Moisture is a consideration in almost every flooring installation, especially in basements. Concrete is a porous material which means it has extremely small holes that allow moisture from the ground to pass through. If a flooring susceptible to water damage, like laminate, is installed over concrete, then the excess moisture can cause warping and damage to the click-lock system.
Underlayments, vapor barriers, and underlayments with vapor barriers are used to protect the flooring from moisture. In this article we will discuss how different types and materials of underlayment protect your flooring from moisture.
Plastic (6 mil Vapor Barriers)
6 mil vapor barriers are the “go-to” when it comes to potential moisture problems. It creates a waterproof barrier between the concrete and the floor. Even though the plastic material the barrier does not support mold and mildew growth, it is still possible. If mold begins to grow under the vapor barrier it will not cause any issue because if installed correctly it will have an air and moisture tight seal. The mold could potentially become an issue and a health risk if and when you choose to remove the barrier. This is why it is important you make sure the installation site is clean and free of contaminates.
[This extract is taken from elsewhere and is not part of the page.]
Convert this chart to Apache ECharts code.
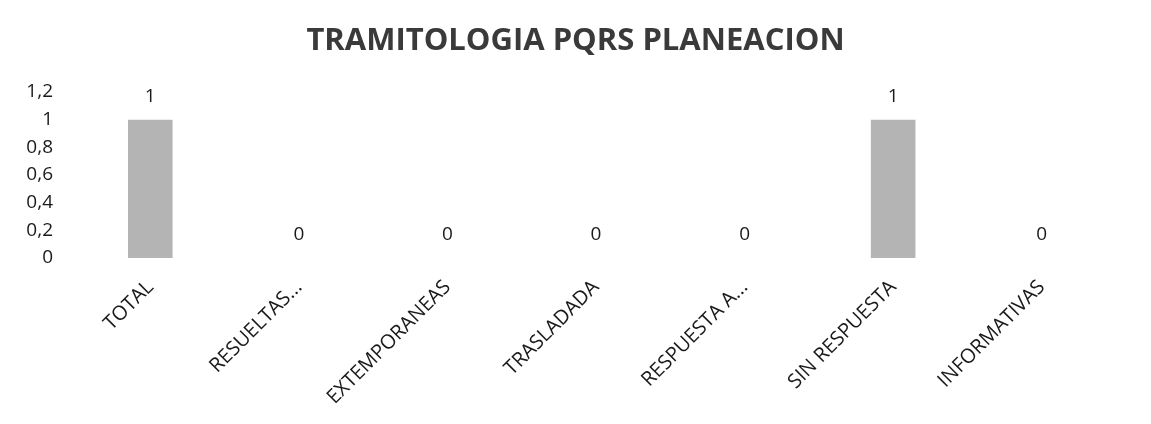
<!DOCTYPE html>
<html>
<head>
<meta charset="utf-8">
<script src="https://cdn.jsdelivr.net/npm/echarts@6/dist/echarts.min.js"></script>
<style>html,body{margin:0;padding:0;background:#fff;}#c{width:1151px;height:424px;}</style>
</head>
<body>
<div id="c"></div>
<script>
const titleText = 'TRAMITOLOGIA PQRS PLANEACION';
const categories = ['TOTAL', 'RESUELTAS...', 'EXTEMPORANEAS', 'TRASLADADA', 'RESPUESTA A...', 'SIN RESPUESTA', 'INFORMATIVAS'];
const values = [1, 0, 0, 0, 0, 1, 0];
const yTicks = { min: 0, max: 1.2, interval: 0.2 };

const font = 'Open Sans';
const chart = echarts.init(document.getElementById('c'));
chart.setOption({
  animation: false,
  backgroundColor: '#ffffff',
  title: {
    text: titleText,
    left: 'center',
    top: 21,
    textStyle: { fontFamily: font, fontWeight: 'bold', fontSize: 31, color: '#3a3a3a' }
  },
  grid: { left: 76, right: 35, top: 92, bottom: 166 },
  xAxis: {
    type: 'category',
    data: categories,
    axisLine: { show: false },
    axisTick: { show: false },
    axisLabel: { rotate: 45, margin: 26, fontFamily: font, fontSize: 20, color: '#1a1a1a', interval: 0 }
  },
  yAxis: {
    type: 'value',
    min: yTicks.min, max: yTicks.max, interval: yTicks.interval,
    splitLine: { show: false },
    axisLine: { show: false },
    axisTick: { show: false },
    axisLabel: {
      margin: 23, fontFamily: font, fontSize: 19, color: '#1a1a1a',
      formatter: v => String(Math.round(v * 10) / 10).replace('.', ',')
    }
  },
  series: [{
    type: 'bar',
    data: values,
    barWidth: '30%',
    itemStyle: { color: '#b4b4b4' },
    label: {
      show: true, position: 'top', distance: 14,
      fontFamily: font, fontSize: 19, color: '#1a1a1a'
    }
  }]
});
</script>
</body>
</html>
Fiber/Felt underlayments are very good choices of underlayment because of their exceptional R-values, noise dampening properties, and compression resistance. Fiber/Felt underlayments are not waterproof. However, they allow the concrete to breathe by letting the pad soak up the moisture from the subfloor. This may seem like a bad idea, but a thin vapor barrier is attached on top. The vapor barrier protects the overlying floor while the moisture slowly dissipates out a small gap left when installing the underlayment. QuietWalk’s Dri-Wick Technology is an example of this system implemented exceptionally well.
Cork Underlayment is water resistant, but it is not waterproof. As of right now there is no natural cork underlayment with a moisture barrier attached. This means when installing on a subfloor where moisture may be a problem it is best to use a 6 mil plastic vapor barrier.
Paper underlayment may sound a little odd when you first hear it. However, fortifiber laminates two layers of Kraft paper with asphalt creating their “Aquabar B“. This underlayment performs very similar to the way plastic 6 mil vapor barriers perform. It is designed to only control the moisture problems. It does not provide much cushioning or sound reduction.
Foam is the most common material used by underlayment manufacturers. It gains its popularity since it is cost-effective to manufacturer. As for water resistance and water proofing, different materials the foam is made out of will affect the foams ability to stop water.
Polyethylene is the first type of foam we will consider. Polyethylene (poly) IS permeable to water. This means water will slowly go through the poly, but the thicker the poly, the slower the water will transfer through. The common rule of thumb is 6 mil as vapor barrier is a good minimum thickness to use for a vapor barrier.
So an underlayment over 6 mil thick and it’s material listed as polyethylene means it is an adequate moisture barrier for all concrete subfloors right? Not quite. Just because the material is listed as polyethylene doesn’t mean that it is a vapor barrier of polyethylene. There is usually other materials in the underlayment to provide cushion which means it will be more permeable to water. The foam has a value and the attached “moisture barrier” film has a value, combining to give the product its overall value.
Polypropylene has a permeability half that of polyethylene so 3 mil polypropylene would be equivalent of 6 mil polyethylene. Polypropylene is a less common foam underlayment material.
Polystyrene has the highest permeability out of the three materials. For underlayment made from this material, it important that you pay close attention to the water vapor transmission rate if there is one listed. If they do not list the vapor transmission rate and do not have an attached 6 mil vapor barrier, it is best to put a 6 mil vapor barrier down to be safe.
Concrete subfloors will cause moisture problems if unprepared for. This is why it is important you know what to look for in an underlayment for moisture protection. All underlayments with vapor barriers should have a water vapor transmission rating (measure of passage of water through a substance). To find out if the rating will be enough for your concrete you should consider doing a calcium chloride test. This test measures how much moisture your concretes puts off in a certain time period. You can then compare your results with the maximum transmission rate of your underlayments vapor barrier to see if it will hold up against your concrete floors amount of moisture. If you want to take care of moisture problems for sure, it is best you install a 6 mil vapor barrier with your underlayment or find an underlayment with a 6 mil vapor barrier already attached.